Quels sont les sous-entendus de Monseigneur? Semble-t-il, il copie son maître, qui ne manque pas un jour depuis Rome pour exprimer son mépris des bons chrétiens, ceux qui ont encore le courage de résister au monde, ceux qui aiment le Christ et essaient de suivre sa parole, malgré les mauvais pasteurs qui ne veulent plus montrer le chemin de la vie avec Jésus.
Quelle horreur…dire que ces nouveaux prêtres ont entendu cela le jour de leur ordination, c’est à pleurer.
Quel baratin aussi insipide qu’insidieux !
Mgr Vingt-Trois atteint ici au sommet de son art, celui qui consiste à savoir excellemment raconter n’importe quoi au service de n’importe quoi, en l’occurrence au service de l’hérésie d’Amoris laetitia. Rappelons, ce qui permettra de juger à leur juste valeur les déclarations de Mgr Vingt-Trois s’inscrivant dans ce contexte, que le propos implicite d’Amoris laetitia – car on n’ose pas le dire franchement pour la raison qu’on ne peut répudier franchement une Tradition constante depuis toujours et fondée sur les paroles du Christ lui-même – est de donner la communion, dans certains cas, à des divorcés remariés qui ne pratiquent pas la continence. Ce qui met en cause la valeur universelle et objective des commandements si magnifiquement enseignée par Saint-Jean Paul II dans Veritatis splendor. Cette valeur universelle et objective est mise en cause fallacieusement par le recours à ce discernement qui prétend libérer des commandements en mettant en avant les circonstances particulières, objectives ou au for interne.

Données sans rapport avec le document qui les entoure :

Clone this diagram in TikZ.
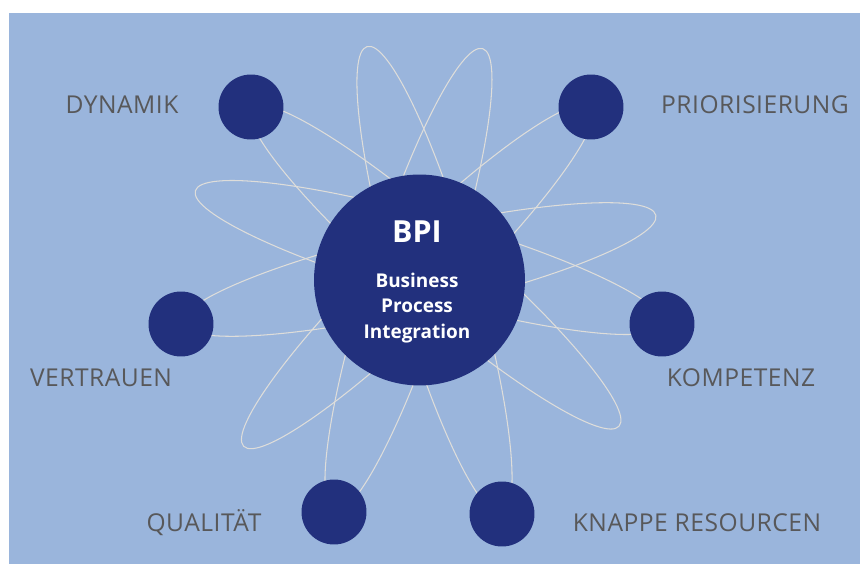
\documentclass[tikz,border=0pt]{standalone}
\usepackage{fontspec}
\setmainfont{Open Sans}
\usetikzlibrary{calc}

\definecolor{bgblue}{HTML}{9AB5DC}
\definecolor{navy}{HTML}{22307D}
\definecolor{orbitgray}{HTML}{DEDDDA}
\definecolor{labelgray}{HTML}{58585A}

\begin{document}
\begin{tikzpicture}[x=0.02cm, y=-0.02cm, line join=round, line cap=round,
    ball/.style={circle, fill=navy, inner sep=0pt, minimum size=1.3cm},
    hub/.style={circle, fill=navy, inner sep=0pt, minimum size=4.22cm},
    orbit/.style={draw=orbitgray, line width=0.6pt},
    tag/.style={text=labelgray, anchor=base, font=\fontsize{14}{16}\selectfont\addfontfeatures{LetterSpace=2}}]
    % 1. Rahmen und Hintergrund
    \useasboundingbox (0,0) rectangle (860,564);
    \fill[bgblue] (9,13) rectangle (860,564);

    % 2. Mittelpunkte der Kreise
    \coordinate (mid) at (419.5,280);
    \coordinate (dyn) at (251,107);
    \coordinate (prio) at (591,107);
    \coordinate (vert) at (181,324);
    \coordinate (komp) at (662,324);
    \coordinate (qual) at (334,512);
    \coordinate (knapp) at (502,514);

    % freie Enden der Bahnen
    \coordinate (t1) at (367,46);
    \coordinate (t2) at (483,48);
    \coordinate (t3) at (196,191);
    \coordinate (t4) at (657,215);
    \coordinate (t5) at (620,427);
    \coordinate (t6) at (244,446);

    % 3. Bahnen (Ellipse vom Kreis zum freien Ende)
    \foreach \ball/\tip in {knapp/t1, qual/t2, komp/t3, vert/t4, dyn/t5, prio/t6}
        \draw[orbit] let \p1 = ($(\tip)-(\ball)$), \n1 = {atan2(\y1,\x1)} in
            [rotate around={\n1:($(\ball)!0.5!(\tip)$)}]
            ($(\ball)!0.5!(\tip)$) ellipse (243 and 40);

    % 4. Kreise ueber den Bahnen
    \node[hub] (bpi) at (mid) {};
    \foreach \ball in {dyn, prio, vert, komp, qual, knapp}
        \node[ball] (\ball-c) at (\ball) {};

    % Text im Mittelkreis
    \node[text=white, anchor=base, font=\fontsize{17.3}{20}\selectfont\bfseries] (bpiabbr) at (417,243) {BPI};
    \node[text=white, align=center, font=\fontsize{10.8}{14.6}\selectfont\bfseries] (bpiname) at (417,308) {Business\\Process\\Integration};

    % 5. Beschriftungen
    \node[tag] (ldyn) at (122,114) {DYNAMIK};
    \node[tag] (lprio) at (755,114) {PRIORISIERUNG};
    \node[tag] (lvert) at (101,387) {VERTRAUEN};
    \node[tag] (lkomp) at (741,387) {KOMPETENZ};
    \node[tag] (lqual) at (204,532) {QUALITÄT};
    \node[tag] (lknapp) at (697,532) {KNAPPE RESOURCEN};
\end{tikzpicture}
\end{document}
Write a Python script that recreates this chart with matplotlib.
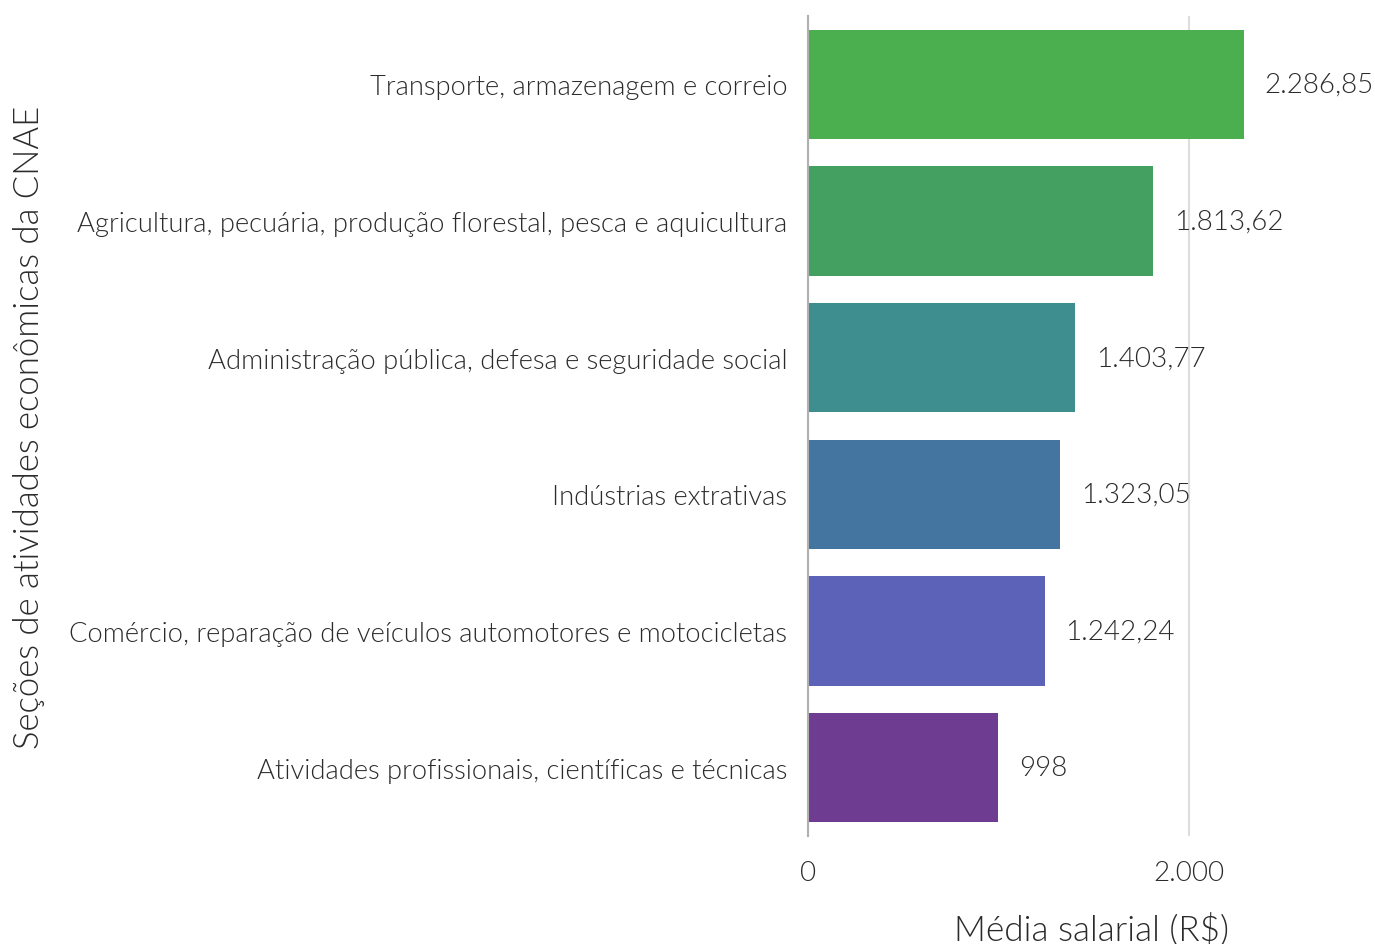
import matplotlib
matplotlib.use('Agg')
import matplotlib.pyplot as plt
from matplotlib.ticker import FuncFormatter

# Data
categories = [
    'Transporte, armazenagem e correio',
    'Agricultura, pecuária, produção florestal, pesca e aquicultura',
    'Administração pública, defesa e seguridade social',
    'Indústrias extrativas',
    'Comércio, reparação de veículos automotores e motocicletas',
    'Atividades profissionais, científicas e técnicas',
]
values = [2286.85, 1813.62, 1403.77, 1323.05, 1242.24, 998.0]
value_labels = ['2.286,85', '1.813,62', '1.403,77', '1.323,05', '1.242,24', '998']
bar_colors = ['#4caf4f', '#44a060', '#3f8e8f', '#4474a0', '#5b62b7', '#6e3d91']
x_ticks = [0, 2000]

W = 300  # Lato Light
TXT = '#2b2b2b'
plt.rcParams['font.family'] = ['Lato', 'DejaVu Sans']
plt.rcParams['font.weight'] = W

fig = plt.figure(figsize=(13.75, 9.45), dpi=100)
ax = fig.add_axes([808 / 1375, 1 - 837 / 945, 1 - 808 / 1375, (837 - 17) / 945])

ypos = list(range(len(categories)))
ax.barh(ypos, values, height=0.8, color=bar_colors, zorder=2)

# value labels right of each bar
for y, v, lab in zip(ypos, values, value_labels):
    ax.annotate(lab, (v, y), xytext=(15, 0), textcoords='offset points',
                va='center', ha='left', fontsize=20, color=TXT, fontweight=W)

ax.set_ylim(len(categories) - 0.5, -0.5)
ax.set_xlim(0, (1375 - 808) / 0.1905)
ax.set_yticks(ypos)
ax.set_yticklabels(categories, fontsize=19.7, color=TXT, fontweight=W)
ax.set_xticks(x_ticks)
ax.xaxis.set_major_formatter(FuncFormatter(lambda x, p: f'{int(x):,}'.replace(',', '.')))
ax.tick_params(axis='x', labelsize=20, labelcolor=TXT, length=0, pad=17)
ax.tick_params(axis='y', length=0, pad=15)

ax.grid(axis='x', color='#dddddd', linewidth=1.5, zorder=0)
for s in ['top', 'right', 'bottom']:
    ax.spines[s].set_visible(False)
ax.spines['left'].set_color('#b0b0b0')
ax.spines['left'].set_linewidth(1.5)
ax.spines['left'].set_zorder(3)

ax.set_xlabel('Média salarial (R$)', fontsize=25.3, color=TXT, fontweight=W)
ax.xaxis.set_label_coords((1092 - 808) / 567, -0.092)
ax.set_ylabel('Seções de atividades econômicas da CNAE', fontsize=25, color=TXT, fontweight=W)
ax.yaxis.set_label_coords((45 - 808) / 567, 0.5)

fig.savefig('out.png', dpi=100)
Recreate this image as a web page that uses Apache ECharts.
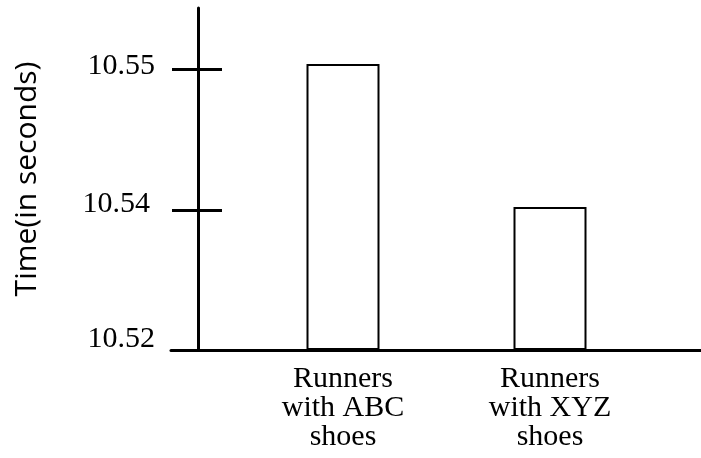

Ecoutons dans ce contexte Mgr Vingt-Trois : « C’est peu de dire que notre monde a besoin de miséricorde. À mesure que s’évanouissent les critères objectifs de la vie morale et que les exigences des commandements de Dieu ne sont plus intériorisés comme les lumières d’une conscience droite, nous voyons se développer une société où le discernement est remplacé par l’obligation de la loi. Faute d’éduquer les libertés, on s’évertue à les contraindre et on voit se multiplier les procureurs auprès de qui les pharisiens de l’Évangile font figure d’aimables compagnons tolérants. »
.Ainsi donc, pour Mgr Vingt-Trois, le problème du monde moderne (du monde, mais pas de l’Eglise ?) est d’avoir oublié les commandements par oubli du… discernement, ces commandements dont justement Amoris Laetitia prétend nous libérer en recourant au… discernement ! Comme sac de nœud pour brouiller les pistes et endormir toute lucidité sur la situation, franchement, difficile de mieux faire. Chapeau bas, salut l’artiste !
Et la suite vaut également son pesant d’or. Car quels sont ces procureurs dont il est parlé ensuite, à côté desquels les pharisiens de l’Evangile sont de bien pâles reflets ? Eh bien justement ce sont ceux qui dénoncent l’hérésie de la théologie morale d’Amoris laetia….C’est quand même énorme, et là aussi bien joué car la meilleure défense, on le sait, c’est l’attaque. Car avec cette théologie morale du discernement qui trouve de bonnes raisons de libérer des commandements et de tourner l’enseignement de Jésus, on est justement au sommet du pharisaïsme par le recours constant au sophisme. Et ce sont ceux qui dénoncent les sophismes qui deviennent, pour Mgr Vingt-Trois, les pharisiens, et les pires que la terre ait jamais portés.
Mais considérons encore un passage : « De notre pauvreté, Dieu fait un signe accessible à tout homme. Nous sommes appelés à tout donner dans la chasteté, la pauvreté et l’obéissance pour que tout homme puisse voir, à travers notre vie que c’est un chemin de bonheur pour tous, même les plus faibles. » Que c’est beau! Sauf que cette chasteté qu’on loue ici pour les prêtres, d’ailleurs à juste titre, pourquoi devient-il intolérable de la juger nécessaire pour des laïcs, par exemple les personnes divorcées remariées pour lesquelles c’est tout simplement la condition pour ne pas être adultère et pouvoir ainsi communier.. Quel cléricalisme, quel pharisaïsme…
Quelle tristesse pour les nouveaux prêtres d’avoir vu leur mission s’ouvrir sous de pareilles auspices. D’une certaine manière, c’est ignoble. Malheur à ceux par qui le scandale arrive.